The sale and leaseback of state buildings is a bad budget practice, according to Legislative Analyst Mac Taylor. In an April 27 report, the analyst states, "After taking into account the one-time revenue that the state would receive in the first year and converting the future costs into today's dollars, we estimate the transaction would cost the state between $600 million and $1.5 billion."
As part of last year's budget deal, ABX4 22 (Evans) authorized the sale and leaseback of 11 state buildings, including the Franchise Tax Board complex.
According to The Sacramento Bee, the firm hired by the state to broker the deal said that because the state had received multiple bids over $2 billion for the whole package, the state plans to sell the package of buildings to one buyer.
At an April 28 hearing by the Assembly Accountability and Administrative Review Committee, both Democrats and Republicans voiced concern about the proposed sale. Assemblyman Hector De La Torre, chair of the committee, said, "I'm termed out this year like the governor, but I don't want to saddle future legislators and taxpayers with the cost of a stupid decision we make today."

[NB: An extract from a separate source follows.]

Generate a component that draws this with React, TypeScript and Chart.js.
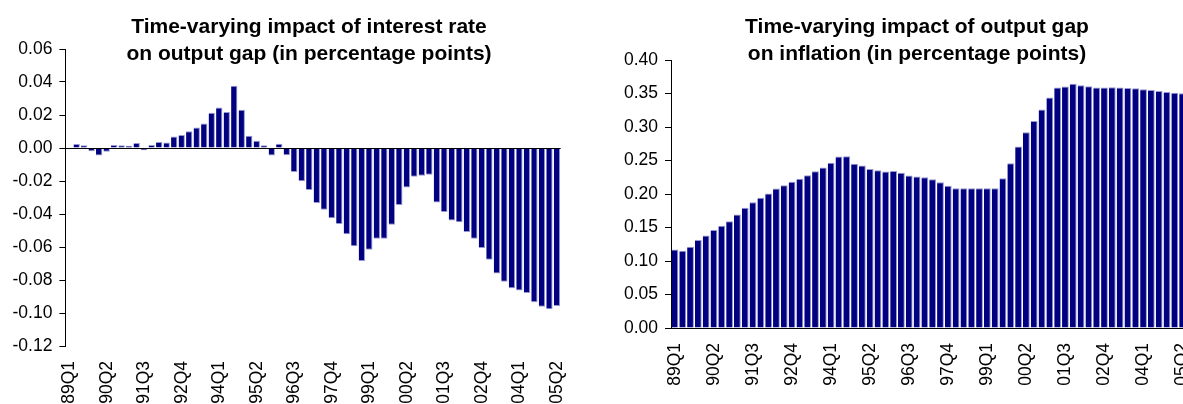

Assemblyman Bill Emmerson said the Legislature should have final say over sales of buildings. (Sources: Legislative Analyst report "Should the State Sell Its Office Buildings?" of April 27 and The Sacramento Bee, April 28.)
(Cal-Tax: This is one of the more questionable budget gimmicks cooked up by the Legislature and Department of Finance last year, and it worsens the structural deficit in the future. This sale provides for one-time revenue that will not reoccur in the next budget year, causing a structural deficit. Even worse, the state will be obligated to pay big-time lease payments in the future that it otherwise would not have to pay. It works this way: If the state nets $1.5 billion for this year's budget, it will have to find that $1.5 billion somewhere else to continue the same level of spending next year. In addition, it will have to find an unknown additional amount to make the lease payments.)
April Tax Collections
Trail Last Year's Figure. State
Controller John Chiang reported that through April 29, the Franchise Tax Board
has collected $6.91 billion in personal income tax revenue in April, trailing
the $7.26 billion collected during the same period last year.
The controller's
report is updated on his website as tax
returns are processed.
Year-to-date
personal income tax revenues, as of April 29, totaled $36.2 billion. At the
same time last year, year-to-date revenues totaled $37.5 billion.
(Cal-Tax: The
controller's comparison of collections for the first 10 months of the current
fiscal year vs. the first 10 months of the previous fiscal year raises an
interesting issue. For 2008-09, the big February 2009 tax increase is reflected
in the amount collected for only a month or two of higher withholding and
estimated payments. In 2009-10, the massive income tax increase was in effect
for all 10 months. Astonishingly, the 2008-09 total,
which does not include much revenue from the tax increase, is higher than the
2009-10 figure that does include revenue from the tax hike.)